Thos Swallow captures the sun's heat underground and pumps it through his little Salt Lake City bungalow, heating and cooling his home according to his mood and the weather.
The transformation began around Labor Day, when Comfort Tech crews used water to dig three 150-foot-deep, 4-inch-diameter bore holes in Swallow's backyard.
Four days later, a pump forced an 80 percent/20 percent mix of water and methanol through three loops of plastic tubing and transferred the heat into Swallow's basement geothermal converter.
Now he has no more excuses to avoid landscaping his deep lot. But he does have the deep satisfaction of knowing he has been a good steward of his 96-year-old brick home and its earth environment.
"I'm not like a super-crazy tree-hugger person," Swallow says. "But I try to help out."
Faced with replacing a worn-out furnace and clunky swamp cooler that chilled a small area near his back door, the 28-year-old computer programmer heeded a friend's advice and researched geothermal energy for home use.
He found Comfort Tech, an Orem heating and air-conditioning company that specializes in indoor comfort, geothermal heat sources and protection of the environment.
As company President Steve Lauritzen explains it, a pump housed in an exchanger, which looks a lot like a conventional furnace in Swallow's basement, draws the water-methanol mix through the tubal loops buried in the ground.
The ground at that depth, heated by the sun, maintains a steady temperature around 55 degrees Fahrenheit.
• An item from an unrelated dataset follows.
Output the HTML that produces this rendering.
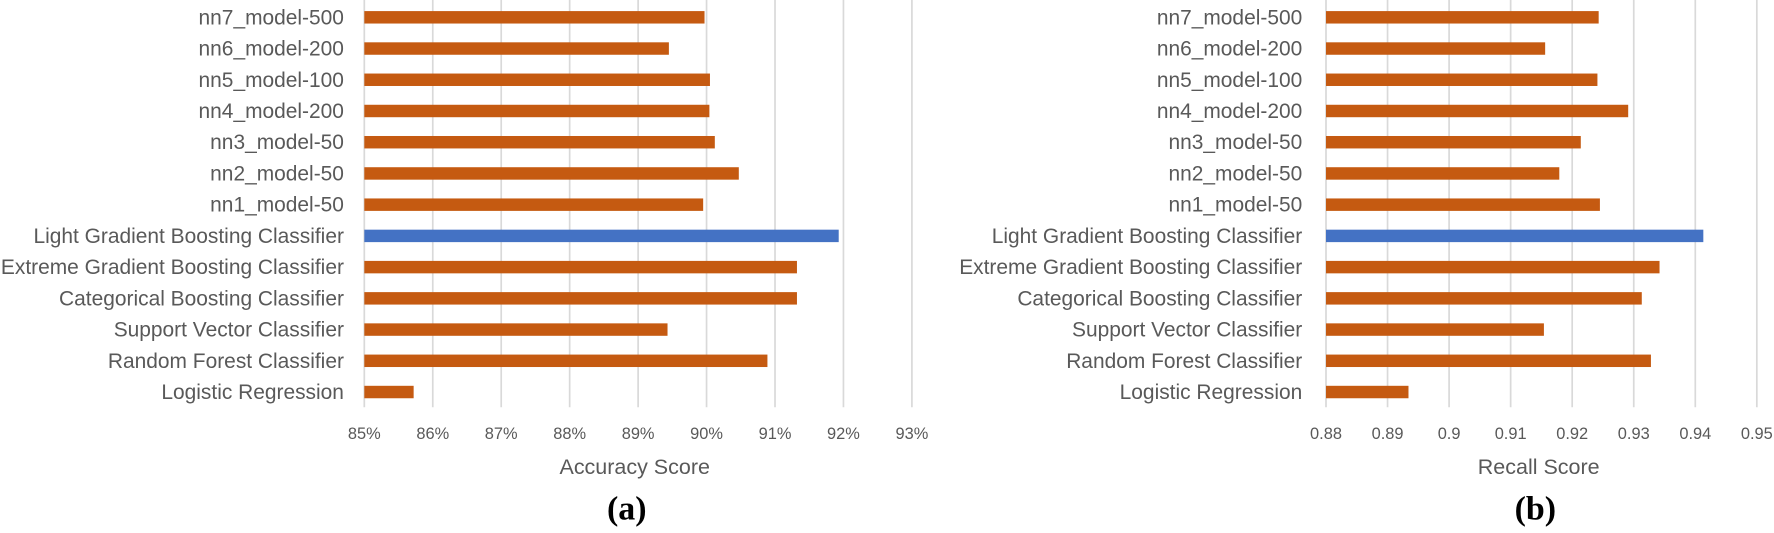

The gathered heat is compressed in the exchanger and then runs through the house through its existing duct work.
In summer, the procedure reverses, with the exchanger taking the hot air from inside the home and pumping it into the ground. Some of the heat traveling in either direction routes through the water heater, helping to save on natural gas.
The pump requires a small amount of electricity, but the rest of the fuel is courtesy of nature. "In reality," Lauritzen says, "we're not tapping into ground heat, we're tapping into solar."
Becky Robbins, a Comfort Tech consultant, noted that solar-heating systems remain far more expensive than ground-heat exchangers, which have a quicker payoff.
The price tag for Swallow's 1,100-square-foot home on Blair Street between 300 East and 400 East and 1400 South? $23,000.
But here's the rest of the Comfort Tech arithmetic: Swallow's new heating and cooling system would get him $8,865 in federal and state tax credits; his annual heat, cooling and hot water cost of $753 would be nearly halved; so he could pay off his net $14,000 investment -- some $4,000 to $5,000 more than with a conventional furnace and cooler -- in 12 years.
Swallow acknowledges he probably won't still live in the house he's owned for five years come 2021. "I probably won't be here by the time the whole system pays itself off," he says, "but I will be here by the time I pay off the difference."
If that still seems crazy, remember that homeowners pay far more than $12,000 to remodel a kitchen or bath with far less a chance of getting a return on those investments, especially in this housing market.
And, speaking of the market, Swallow says his decision to install the systems "isn't entirely altruistic. I'm hoping it will add to the value of my home."